Output the data word for word, dropping every image.

=-=-=-=-=

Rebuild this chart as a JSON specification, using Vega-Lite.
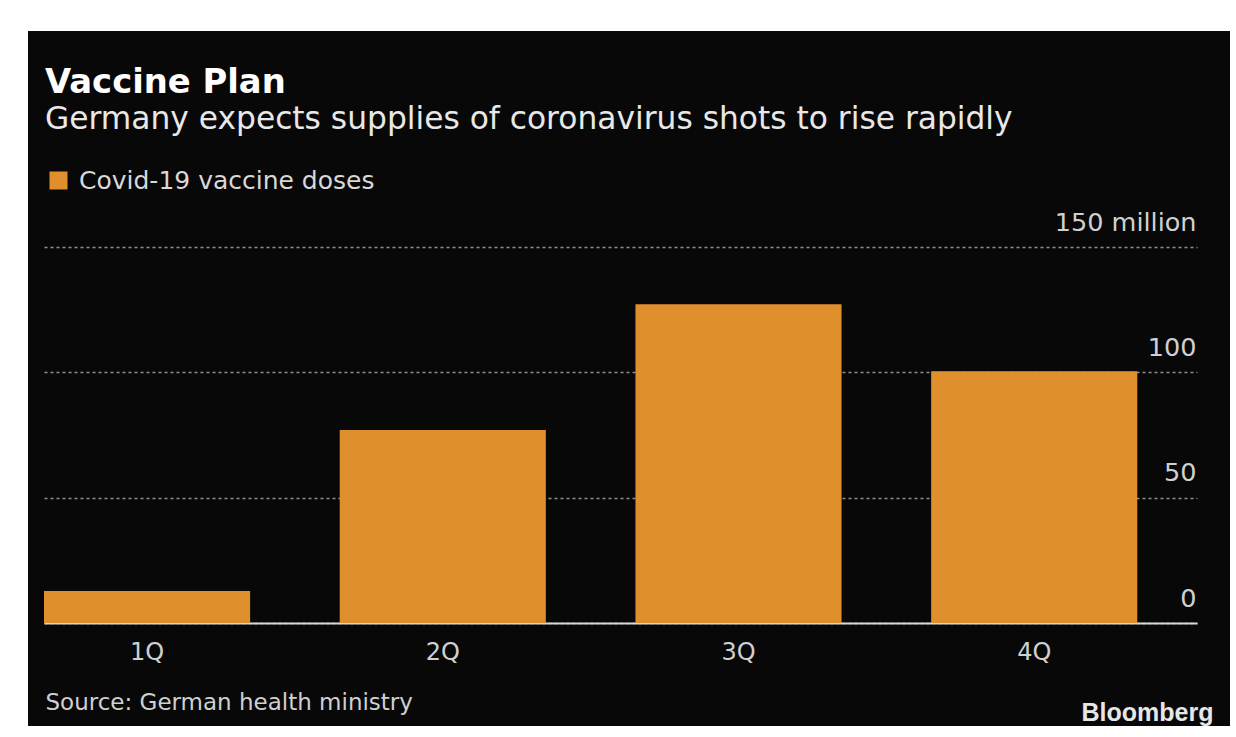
{
  "$schema": "https://vega.github.io/schema/vega-lite/v6.json",
  "width": 1202,
  "height": 695,
  "autosize": {"type": "none"},
  "padding": {"left": 28, "top": 31, "right": 6, "bottom": 11},
  "background": "#ffffff",
  "config": {
    "view": {"fill": "#080808", "stroke": null},
    "font": "DejaVu Sans"
  },
  "title": {
    "text": "Vaccine Plan",
    "subtitle": "Germany expects supplies of coronavirus shots to rise rapidly",
    "anchor": "start",
    "frame": "group",
    "orient": "top",
    "offset": -104,
    "dx": 17,
    "font": "DejaVu Sans",
    "fontSize": 33.8,
    "fontWeight": "bold",
    "color": "#ffffff",
    "subtitleFont": "DejaVu Sans",
    "subtitleFontSize": 31.3,
    "subtitleColor": "#e8e8e8",
    "subtitlePadding": 4
  },
  "data": {
    "values": [
      {"quarter": "1Q", "doses": 12.8, "series": "Covid-19 vaccine doses"},
      {"quarter": "2Q", "doses": 77.0, "series": "Covid-19 vaccine doses"},
      {"quarter": "3Q", "doses": 127.2, "series": "Covid-19 vaccine doses"},
      {"quarter": "4Q", "doses": 100.4, "series": "Covid-19 vaccine doses"}
    ]
  },
  "mark": {"type": "bar"},
  "encoding": {
    "x": {
      "field": "quarter",
      "type": "nominal",
      "sort": null,
      "scale": {"range": [16, 1169], "paddingInner": 0.303, "paddingOuter": 0.101, "align": 0},
      "axis": {
        "orient": "bottom",
        "offset": -103,
        "domain": true,
        "domainColor": "#d8d8d8",
        "domainWidth": 2,
        "ticks": false,
        "labelAngle": 0,
        "labelFontSize": 24,
        "labelColor": "#d0d0d0",
        "labelPadding": 17,
        "title": "Source: German health ministry",
        "titleAnchor": "start",
        "titleAlign": "left",
        "titleX": 17,
        "titleY": 86,
        "titleBaseline": "alphabetic",
        "titleFontSize": 23,
        "titleFontWeight": "normal",
        "titleColor": "#d0d0d0"
      }
    },
    "y": {
      "field": "doses",
      "type": "quantitative",
      "scale": {"domain": [0, 150], "range": [592, 216], "nice": false, "zero": true},
      "axis": {
        "orient": "left",
        "values": [0, 50, 100, 150],
        "grid": true,
        "gridColor": "#909090",
        "gridDash": [3, 3],
        "gridWidth": 1.5,
        "domain": false,
        "ticks": false,
        "labelAlign": "right",
        "labelBaseline": "alphabetic",
        "labelPadding": -1168,
        "labelOffset": -17,
        "labelFlush": false,
        "labelFontSize": 25.5,
        "labelColor": "#d0d0d0",
        "labelExpr": "datum.value == 150 ? '150 million' : datum.label",
        "title": "Bloomberg",
        "titleAngle": 0,
        "titleAlign": "right",
        "titleBaseline": "alphabetic",
        "titleX": 1185,
        "titleY": 689,
        "titleFont": "Liberation Sans",
        "titleFontWeight": "bold",
        "titleFontSize": 25,
        "titleColor": "#e6e6e6"
      }
    },
    "color": {
      "field": "series",
      "type": "nominal",
      "scale": {"range": ["#e08f2d"]},
      "legend": {
        "title": null,
        "orient": "none",
        "legendX": 18,
        "legendY": 137,
        "symbolType": "square",
        "symbolSize": 324,
        "symbolStrokeWidth": 0,
        "symbolOpacity": 1,
        "labelFontSize": 25,
        "labelLimit": 0,
        "labelColor": "#d8d8d8",
        "labelOffset": 8,
        "padding": 0
      }
    }
  }
}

=-=-=-=-=

--- ANSWER TO THIS TASK ---
Rebuild this chart as a JSON specification, using Vega-Lite.
{
  "$schema": "https://vega.github.io/schema/vega-lite/v6.json",
  "width": 1202,
  "height": 695,
  "autosize": {"type": "none"},
  "padding": {"left": 28, "top": 31, "right": 6, "bottom": 11},
  "background": "#ffffff",
  "config": {
    "view": {"fill": "#080808", "stroke": null},
    "font": "DejaVu Sans"
  },
  "title": {
    "text": "Vaccine Plan",
    "subtitle": "Germany expects supplies of coronavirus shots to rise rapidly",
    "anchor": "start",
    "frame": "group",
    "orient": "top",
    "offset": -104,
    "dx": 17,
    "font": "DejaVu Sans",
    "fontSize": 33.8,
    "fontWeight": "bold",
    "color": "#ffffff",
    "subtitleFont": "DejaVu Sans",
    "subtitleFontSize": 31.3,
    "subtitleColor": "#e8e8e8",
    "subtitlePadding": 4
  },
  "data": {
    "values": [
      {"quarter": "1Q", "doses": 12.8, "series": "Covid-19 vaccine doses"},
      {"quarter": "2Q", "doses": 77.0, "series": "Covid-19 vaccine doses"},
      {"quarter": "3Q", "doses": 127.2, "series": "Covid-19 vaccine doses"},
      {"quarter": "4Q", "doses": 100.4, "series": "Covid-19 vaccine doses"}
    ]
  },
  "mark": {"type": "bar"},
  "encoding": {
    "x": {
      "field": "quarter",
      "type": "nominal",
      "sort": null,
      "scale": {"range": [16, 1169], "paddingInner": 0.303, "paddingOuter": 0.101, "align": 0},
      "axis": {
        "orient": "bottom",
        "offset": -103,
        "domain": true,
        "domainColor": "#d8d8d8",
        "domainWidth": 2,
        "ticks": false,
        "labelAngle": 0,
        "labelFontSize": 24,
        "labelColor": "#d0d0d0",
        "labelPadding": 17,
        "title": "Source: German health ministry",
        "titleAnchor": "start",
        "titleAlign": "left",
        "titleX": 17,
        "titleY": 86,
        "titleBaseline": "alphabetic",
        "titleFontSize": 23,
        "titleFontWeight": "normal",
        "titleColor": "#d0d0d0"
      }
    },
    "y": {
      "field": "doses",
      "type": "quantitative",
      "scale": {"domain": [0, 150], "range": [592, 216], "nice": false, "zero": true},
      "axis": {
        "orient": "left",
        "values": [0, 50, 100, 150],
        "grid": true,
        "gridColor": "#909090",
        "gridDash": [3, 3],
        "gridWidth": 1.5,
        "domain": false,
        "ticks": false,
        "labelAlign": "right",
        "labelBaseline": "alphabetic",
        "labelPadding": -1168,
        "labelOffset": -17,
        "labelFlush": false,
        "labelFontSize": 25.5,
        "labelColor": "#d0d0d0",
        "labelExpr": "datum.value == 150 ? '150 million' : datum.label",
        "title": "Bloomberg",
        "titleAngle": 0,
        "titleAlign": "right",
        "titleBaseline": "alphabetic",
        "titleX": 1185,
        "titleY": 689,
        "titleFont": "Liberation Sans",
        "titleFontWeight": "bold",
        "titleFontSize": 25,
        "titleColor": "#e6e6e6"
      }
    },
    "color": {
      "field": "series",
      "type": "nominal",
      "scale": {"range": ["#e08f2d"]},
      "legend": {
        "title": null,
        "orient": "none",
        "legendX": 18,
        "legendY": 137,
        "symbolType": "square",
        "symbolSize": 324,
        "symbolStrokeWidth": 0,
        "symbolOpacity": 1,
        "labelFontSize": 25,
        "labelLimit": 0,
        "labelColor": "#d8d8d8",
        "labelOffset": 8,
        "padding": 0
      }
    }
  }
}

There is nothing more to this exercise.